Written exercise:
Leave out every picture, then transcribe the rest of the listing exactly.

______________________________

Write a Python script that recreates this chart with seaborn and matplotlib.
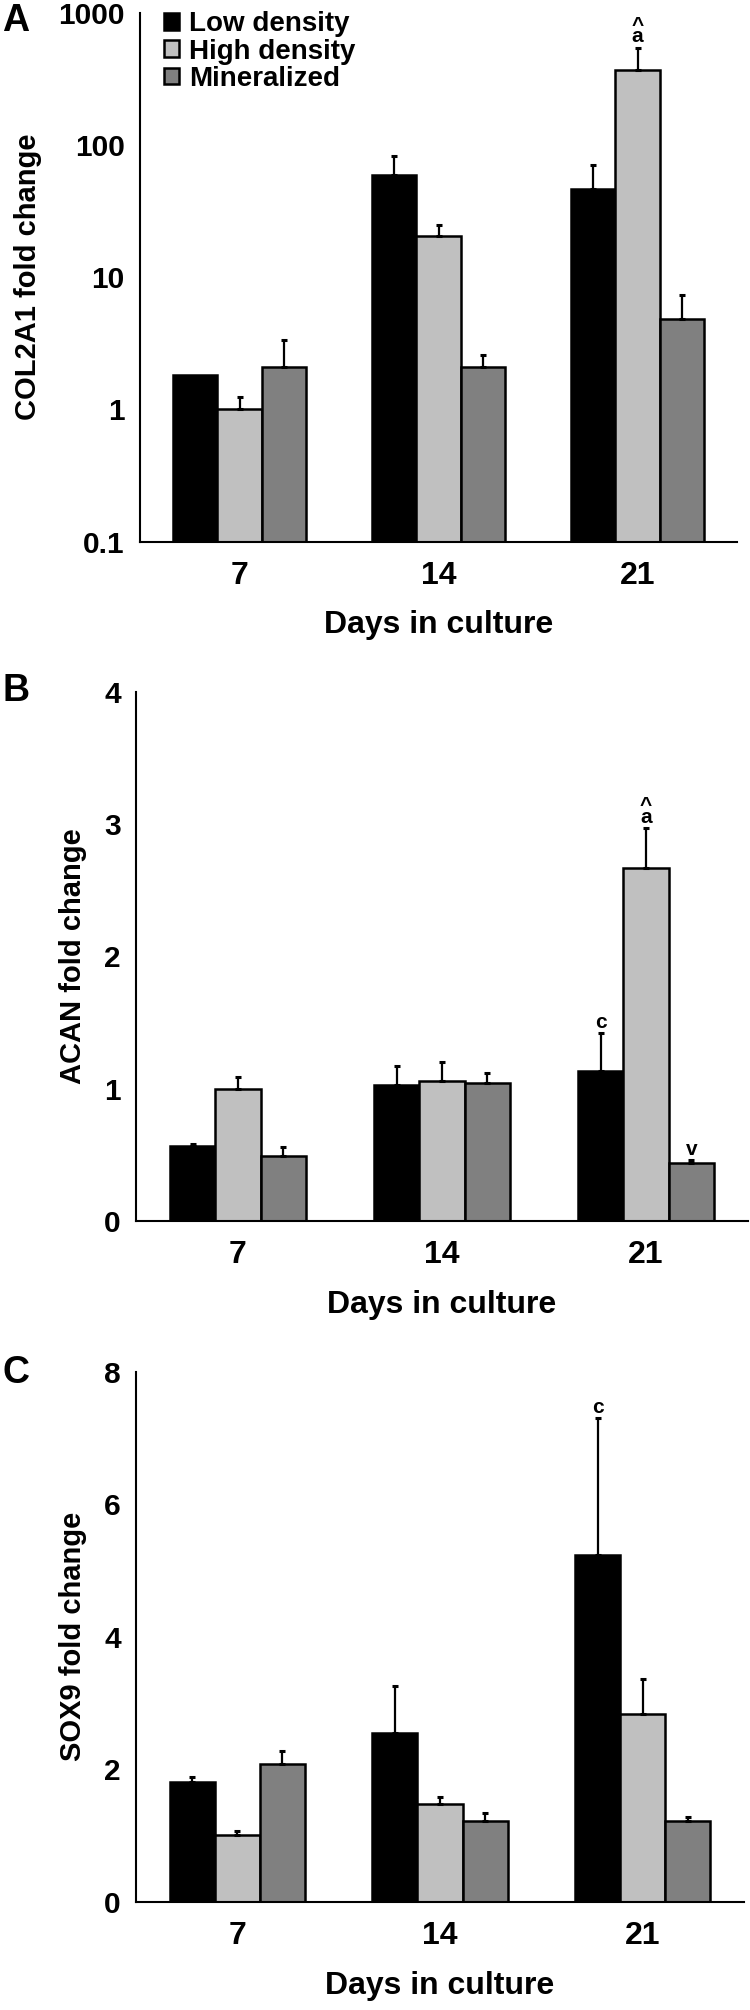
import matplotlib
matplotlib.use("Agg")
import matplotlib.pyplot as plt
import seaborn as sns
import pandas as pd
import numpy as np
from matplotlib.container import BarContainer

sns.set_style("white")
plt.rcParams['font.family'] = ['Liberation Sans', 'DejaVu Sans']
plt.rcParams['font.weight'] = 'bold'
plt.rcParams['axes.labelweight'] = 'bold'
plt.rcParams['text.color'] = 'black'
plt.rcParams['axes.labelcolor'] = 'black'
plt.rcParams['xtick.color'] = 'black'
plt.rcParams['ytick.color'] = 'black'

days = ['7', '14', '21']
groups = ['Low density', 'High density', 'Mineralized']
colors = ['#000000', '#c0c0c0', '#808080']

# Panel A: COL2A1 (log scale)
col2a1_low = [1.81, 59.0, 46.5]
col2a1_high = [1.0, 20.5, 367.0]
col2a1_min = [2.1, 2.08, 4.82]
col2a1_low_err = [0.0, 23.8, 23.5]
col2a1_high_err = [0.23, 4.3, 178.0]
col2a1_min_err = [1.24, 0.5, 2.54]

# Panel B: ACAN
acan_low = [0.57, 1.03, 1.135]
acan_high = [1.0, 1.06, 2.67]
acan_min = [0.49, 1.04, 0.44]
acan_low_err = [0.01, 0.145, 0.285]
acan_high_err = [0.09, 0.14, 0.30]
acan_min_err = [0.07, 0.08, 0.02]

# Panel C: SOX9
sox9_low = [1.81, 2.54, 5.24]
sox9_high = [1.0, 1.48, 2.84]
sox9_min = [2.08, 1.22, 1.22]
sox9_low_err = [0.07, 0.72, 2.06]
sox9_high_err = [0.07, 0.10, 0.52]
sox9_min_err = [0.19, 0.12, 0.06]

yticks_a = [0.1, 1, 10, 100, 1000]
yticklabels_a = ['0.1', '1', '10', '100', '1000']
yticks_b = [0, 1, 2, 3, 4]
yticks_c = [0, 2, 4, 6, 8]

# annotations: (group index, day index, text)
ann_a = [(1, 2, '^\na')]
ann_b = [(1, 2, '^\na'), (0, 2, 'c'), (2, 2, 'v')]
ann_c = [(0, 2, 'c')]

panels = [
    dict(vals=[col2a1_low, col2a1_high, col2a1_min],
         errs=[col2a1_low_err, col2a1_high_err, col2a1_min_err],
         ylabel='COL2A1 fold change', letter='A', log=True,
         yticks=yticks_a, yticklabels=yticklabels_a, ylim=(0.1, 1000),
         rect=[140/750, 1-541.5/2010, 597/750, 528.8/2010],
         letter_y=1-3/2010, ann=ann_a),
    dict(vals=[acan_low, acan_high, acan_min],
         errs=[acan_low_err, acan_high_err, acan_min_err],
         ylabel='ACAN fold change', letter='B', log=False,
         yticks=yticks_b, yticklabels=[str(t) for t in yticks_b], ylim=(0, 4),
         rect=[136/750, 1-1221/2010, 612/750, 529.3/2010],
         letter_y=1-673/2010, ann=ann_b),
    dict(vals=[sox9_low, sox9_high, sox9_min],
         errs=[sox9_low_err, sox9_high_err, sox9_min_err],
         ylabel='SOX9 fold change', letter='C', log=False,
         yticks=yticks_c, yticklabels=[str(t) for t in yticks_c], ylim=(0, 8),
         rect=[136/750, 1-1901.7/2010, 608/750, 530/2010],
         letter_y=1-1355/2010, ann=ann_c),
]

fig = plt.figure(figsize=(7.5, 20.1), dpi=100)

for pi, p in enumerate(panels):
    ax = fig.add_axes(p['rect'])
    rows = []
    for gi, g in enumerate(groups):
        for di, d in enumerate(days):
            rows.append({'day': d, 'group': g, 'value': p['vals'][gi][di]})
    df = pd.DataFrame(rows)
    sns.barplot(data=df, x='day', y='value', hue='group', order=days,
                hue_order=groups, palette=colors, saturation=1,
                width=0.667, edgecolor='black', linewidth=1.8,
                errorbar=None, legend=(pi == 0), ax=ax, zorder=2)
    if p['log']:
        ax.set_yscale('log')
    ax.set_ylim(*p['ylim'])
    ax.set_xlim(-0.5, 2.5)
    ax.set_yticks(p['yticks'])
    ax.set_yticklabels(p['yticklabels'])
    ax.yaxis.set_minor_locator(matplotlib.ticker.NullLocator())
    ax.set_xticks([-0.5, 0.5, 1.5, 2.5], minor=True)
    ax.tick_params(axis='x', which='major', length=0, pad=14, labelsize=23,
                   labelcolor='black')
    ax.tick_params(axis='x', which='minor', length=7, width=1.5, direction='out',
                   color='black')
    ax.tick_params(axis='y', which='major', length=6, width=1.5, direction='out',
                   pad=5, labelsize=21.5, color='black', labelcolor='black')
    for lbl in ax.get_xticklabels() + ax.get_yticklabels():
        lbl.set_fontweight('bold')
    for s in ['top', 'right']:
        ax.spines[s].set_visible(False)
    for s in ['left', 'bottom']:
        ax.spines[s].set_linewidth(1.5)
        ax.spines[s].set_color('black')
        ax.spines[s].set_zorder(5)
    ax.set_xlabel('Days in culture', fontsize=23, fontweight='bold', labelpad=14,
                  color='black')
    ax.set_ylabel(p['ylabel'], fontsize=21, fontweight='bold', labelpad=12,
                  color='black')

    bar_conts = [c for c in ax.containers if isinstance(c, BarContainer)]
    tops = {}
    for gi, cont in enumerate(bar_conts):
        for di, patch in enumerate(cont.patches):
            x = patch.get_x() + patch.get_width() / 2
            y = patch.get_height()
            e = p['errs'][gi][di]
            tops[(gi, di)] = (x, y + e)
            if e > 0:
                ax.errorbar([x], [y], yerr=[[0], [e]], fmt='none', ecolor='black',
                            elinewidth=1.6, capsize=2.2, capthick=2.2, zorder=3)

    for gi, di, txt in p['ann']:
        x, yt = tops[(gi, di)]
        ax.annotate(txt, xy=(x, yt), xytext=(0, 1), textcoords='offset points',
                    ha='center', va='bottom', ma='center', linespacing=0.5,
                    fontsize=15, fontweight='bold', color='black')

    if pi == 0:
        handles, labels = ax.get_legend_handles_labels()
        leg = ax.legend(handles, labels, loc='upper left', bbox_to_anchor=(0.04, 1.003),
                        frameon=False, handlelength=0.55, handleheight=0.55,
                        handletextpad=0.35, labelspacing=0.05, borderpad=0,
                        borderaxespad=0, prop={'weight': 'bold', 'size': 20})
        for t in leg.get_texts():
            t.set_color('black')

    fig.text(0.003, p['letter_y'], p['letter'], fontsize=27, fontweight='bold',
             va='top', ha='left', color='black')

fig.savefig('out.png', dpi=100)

______________________________

Worked answer:
Write a Python script that recreates this chart with seaborn and matplotlib.
import matplotlib
matplotlib.use("Agg")
import matplotlib.pyplot as plt
import seaborn as sns
import pandas as pd
import numpy as np
from matplotlib.container import BarContainer

sns.set_style("white")
plt.rcParams['font.family'] = ['Liberation Sans', 'DejaVu Sans']
plt.rcParams['font.weight'] = 'bold'
plt.rcParams['axes.labelweight'] = 'bold'
plt.rcParams['text.color'] = 'black'
plt.rcParams['axes.labelcolor'] = 'black'
plt.rcParams['xtick.color'] = 'black'
plt.rcParams['ytick.color'] = 'black'

days = ['7', '14', '21']
groups = ['Low density', 'High density', 'Mineralized']
colors = ['#000000', '#c0c0c0', '#808080']

# Panel A: COL2A1 (log scale)
col2a1_low = [1.81, 59.0, 46.5]
col2a1_high = [1.0, 20.5, 367.0]
col2a1_min = [2.1, 2.08, 4.82]
col2a1_low_err = [0.0, 23.8, 23.5]
col2a1_high_err = [0.23, 4.3, 178.0]
col2a1_min_err = [1.24, 0.5, 2.54]

# Panel B: ACAN
acan_low = [0.57, 1.03, 1.135]
acan_high = [1.0, 1.06, 2.67]
acan_min = [0.49, 1.04, 0.44]
acan_low_err = [0.01, 0.145, 0.285]
acan_high_err = [0.09, 0.14, 0.30]
acan_min_err = [0.07, 0.08, 0.02]

# Panel C: SOX9
sox9_low = [1.81, 2.54, 5.24]
sox9_high = [1.0, 1.48, 2.84]
sox9_min = [2.08, 1.22, 1.22]
sox9_low_err = [0.07, 0.72, 2.06]
sox9_high_err = [0.07, 0.10, 0.52]
sox9_min_err = [0.19, 0.12, 0.06]

yticks_a = [0.1, 1, 10, 100, 1000]
yticklabels_a = ['0.1', '1', '10', '100', '1000']
yticks_b = [0, 1, 2, 3, 4]
yticks_c = [0, 2, 4, 6, 8]

# annotations: (group index, day index, text)
ann_a = [(1, 2, '^\na')]
ann_b = [(1, 2, '^\na'), (0, 2, 'c'), (2, 2, 'v')]
ann_c = [(0, 2, 'c')]

panels = [
    dict(vals=[col2a1_low, col2a1_high, col2a1_min],
         errs=[col2a1_low_err, col2a1_high_err, col2a1_min_err],
         ylabel='COL2A1 fold change', letter='A', log=True,
         yticks=yticks_a, yticklabels=yticklabels_a, ylim=(0.1, 1000),
         rect=[140/750, 1-541.5/2010, 597/750, 528.8/2010],
         letter_y=1-3/2010, ann=ann_a),
    dict(vals=[acan_low, acan_high, acan_min],
         errs=[acan_low_err, acan_high_err, acan_min_err],
         ylabel='ACAN fold change', letter='B', log=False,
         yticks=yticks_b, yticklabels=[str(t) for t in yticks_b], ylim=(0, 4),
         rect=[136/750, 1-1221/2010, 612/750, 529.3/2010],
         letter_y=1-673/2010, ann=ann_b),
    dict(vals=[sox9_low, sox9_high, sox9_min],
         errs=[sox9_low_err, sox9_high_err, sox9_min_err],
         ylabel='SOX9 fold change', letter='C', log=False,
         yticks=yticks_c, yticklabels=[str(t) for t in yticks_c], ylim=(0, 8),
         rect=[136/750, 1-1901.7/2010, 608/750, 530/2010],
         letter_y=1-1355/2010, ann=ann_c),
]

fig = plt.figure(figsize=(7.5, 20.1), dpi=100)

for pi, p in enumerate(panels):
    ax = fig.add_axes(p['rect'])
    rows = []
    for gi, g in enumerate(groups):
        for di, d in enumerate(days):
            rows.append({'day': d, 'group': g, 'value': p['vals'][gi][di]})
    df = pd.DataFrame(rows)
    sns.barplot(data=df, x='day', y='value', hue='group', order=days,
                hue_order=groups, palette=colors, saturation=1,
                width=0.667, edgecolor='black', linewidth=1.8,
                errorbar=None, legend=(pi == 0), ax=ax, zorder=2)
    if p['log']:
        ax.set_yscale('log')
    ax.set_ylim(*p['ylim'])
    ax.set_xlim(-0.5, 2.5)
    ax.set_yticks(p['yticks'])
    ax.set_yticklabels(p['yticklabels'])
    ax.yaxis.set_minor_locator(matplotlib.ticker.NullLocator())
    ax.set_xticks([-0.5, 0.5, 1.5, 2.5], minor=True)
    ax.tick_params(axis='x', which='major', length=0, pad=14, labelsize=23,
                   labelcolor='black')
    ax.tick_params(axis='x', which='minor', length=7, width=1.5, direction='out',
                   color='black')
    ax.tick_params(axis='y', which='major', length=6, width=1.5, direction='out',
                   pad=5, labelsize=21.5, color='black', labelcolor='black')
    for lbl in ax.get_xticklabels() + ax.get_yticklabels():
        lbl.set_fontweight('bold')
    for s in ['top', 'right']:
        ax.spines[s].set_visible(False)
    for s in ['left', 'bottom']:
        ax.spines[s].set_linewidth(1.5)
        ax.spines[s].set_color('black')
        ax.spines[s].set_zorder(5)
    ax.set_xlabel('Days in culture', fontsize=23, fontweight='bold', labelpad=14,
                  color='black')
    ax.set_ylabel(p['ylabel'], fontsize=21, fontweight='bold', labelpad=12,
                  color='black')

    bar_conts = [c for c in ax.containers if isinstance(c, BarContainer)]
    tops = {}
    for gi, cont in enumerate(bar_conts):
        for di, patch in enumerate(cont.patches):
            x = patch.get_x() + patch.get_width() / 2
            y = patch.get_height()
            e = p['errs'][gi][di]
            tops[(gi, di)] = (x, y + e)
            if e > 0:
                ax.errorbar([x], [y], yerr=[[0], [e]], fmt='none', ecolor='black',
                            elinewidth=1.6, capsize=2.2, capthick=2.2, zorder=3)

    for gi, di, txt in p['ann']:
        x, yt = tops[(gi, di)]
        ax.annotate(txt, xy=(x, yt), xytext=(0, 1), textcoords='offset points',
                    ha='center', va='bottom', ma='center', linespacing=0.5,
                    fontsize=15, fontweight='bold', color='black')

    if pi == 0:
        handles, labels = ax.get_legend_handles_labels()
        leg = ax.legend(handles, labels, loc='upper left', bbox_to_anchor=(0.04, 1.003),
                        frameon=False, handlelength=0.55, handleheight=0.55,
                        handletextpad=0.35, labelspacing=0.05, borderpad=0,
                        borderaxespad=0, prop={'weight': 'bold', 'size': 20})
        for t in leg.get_texts():
            t.set_color('black')

    fig.text(0.003, p['letter_y'], p['letter'], fontsize=27, fontweight='bold',
             va='top', ha='left', color='black')

fig.savefig('out.png', dpi=100)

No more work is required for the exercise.